Following the murder of 22-year-old comedian Eurydice Dixon as she walked home alone in Melbourne last week, Australian police issued a warning. Authorities urged young women to "take responsibility for your safety" and to "exercise situational awareness" - and it's caused outrage.
One Twitter user deemed it a "disgraceful, sickening phrase", and questioned why we aren't instead asking "men [to take] responsibility for their behaviour?", and why society isn't taking responsibility "for failing to teach men not to be violent".
The wording puts the burden of blame on women for the fact they are sometimes attacked - raped and murdered just hundreds of metres from their front door, in the case of Eurydice Dixon - when actually, it's out of their hands who they come across while travelling alone. The only person who can truly control a situation like that is the attacker themselves, by deciding not to harm the other person.
In response to the police warning, one woman took to Twitter to share a chilling story about a time she was out on her own as it was getting dark. The story illustrates how a woman can be as vigilant as they want, but sometimes it requires simple luck or a proactive other person to help safely remove them from a scary situation.

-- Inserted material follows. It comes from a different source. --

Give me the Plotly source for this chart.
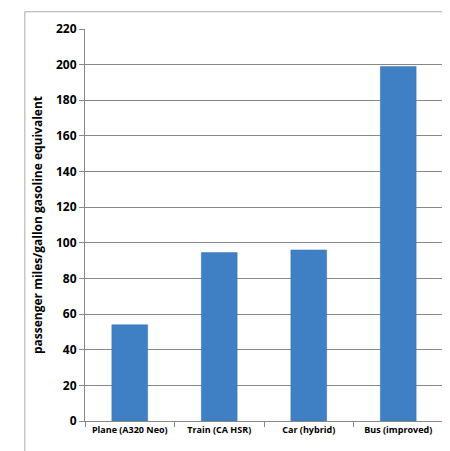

Thread:- Salty Ronni (@MsVeruca) June 14, 2018
One night about 5 years ago, I was driving home from gym. Unfortunately, I had to use the toilet (damn it) and so I stopped at a park I know well.
It was about 5.30 pm’ish in winter, the toilets were right by the road and I had a car.
When I got to the women’s toilets, the door was locked, so I quickly jogged toward the other ones about 80 metres away, just as I saw a man sitting quietly on a park bench looking at his phone.- Salty Ronni (@MsVeruca) June 14, 2018
Instinct told me to keep away from him
Every woman in the world knows that instinct
I jogged away from him & then doubled back toward the toilets, having given him a wide 200 metre berth.- Salty Ronni (@MsVeruca) June 14, 2018
When I came out of the toilets, he’d disappeared from his bench. He was now sitting on a seat closer to me, still looking at his phone.
Instinct started to kick in - again.
So I jogged away in the other direction, away from my car, along the road. The man was now positioned between me & my car, 100 metres away.- Salty Ronni (@MsVeruca) June 14, 2018
As I jogged, I looked back over my shoulder. He was closer now, still looking at his phone, but following me.
It was also getting dark.
I stopped. I’m pretty fearsome in real life, so my plan was to stand my ground and wait for him to pass – or not – and then run out on to the road, (or kick him in the head, whatever).- Salty Ronni (@MsVeruca) June 14, 2018
I was shaking as he got closer, still nonchalantly staring at his phone and side eyeing me.
Suddenly a tall guy came out of the dark, jogging past me like a train.- Salty Ronni (@MsVeruca) June 14, 2018
Jogging Man got about 10 metres past us and then stopped, turned slowly and jogged back toward me.
"You OK?” he asked as he jogged on the spot. He looked past me toward the man lurking beyond in the dark.
“I’m not sure” I replied. I could only see Jogger Man’s face from the streetlight.- Salty Ronni (@MsVeruca) June 14, 2018
He asked where my car was & then motioned for me to follow him. He then jogged along in front of me, facing backwards toward me, all the while never taking his eyes off creepy man behind me.
So with the aid of my new jogging bodyguard, I walked hesitatingly past the man, slowly and deliberately and got to my car.- Salty Ronni (@MsVeruca) June 14, 2018
Jogging Man then jogged on the spot near my car as I got in & locked the door, before he waved at me and jogged off into the night.
From the safety of my car, I looked back. Creepy man was now standing under a tree, staring at my car as I roared off.- Salty Ronni (@MsVeruca) June 14, 2018
My point is, it is very easy for law enforcement & others to tell women to ring the police if they feel unsafe.
Women feel unsafe at night all the time.
And what exactly could I have said in a 000 call to the police?- Salty Ronni (@MsVeruca) June 14, 2018
“Hello - there’s a man near me sitting on the bench looking at his phone.”
“Hello – that man is now sitting on another bench, still on his phone.”#eurydicedixon
However, every instinct I had that night told me to keep away from that creepy man.- Salty Ronni (@MsVeruca) June 14, 2018
I have zero doubt that his intent was malevolent. Any other man would have been aware that they were behaving in a menacing manner and backed away.
But he kept coming closer and closer.
I doubt a phone call would have got any sort of reinforcement to come and help me.- Salty Ronni (@MsVeruca) June 14, 2018
What did save me that night was my own strength and confidence and - the Jogging Man.
Thank you Jogging Man. I’ve never forgotten you & I'm deeply grateful I did not become another statistic.
It's horribly sad that women have to be vigilant while out alone in the dark. It's sad we have to make fake phone calls or aggressively jingle our keys to suggest we're nearly home. But if "taking responsibility for our safety" means never leaving the house without company because we don't know who we might come across or what horrific violence might befall us, then we won't do that. That isn't where the answer lies.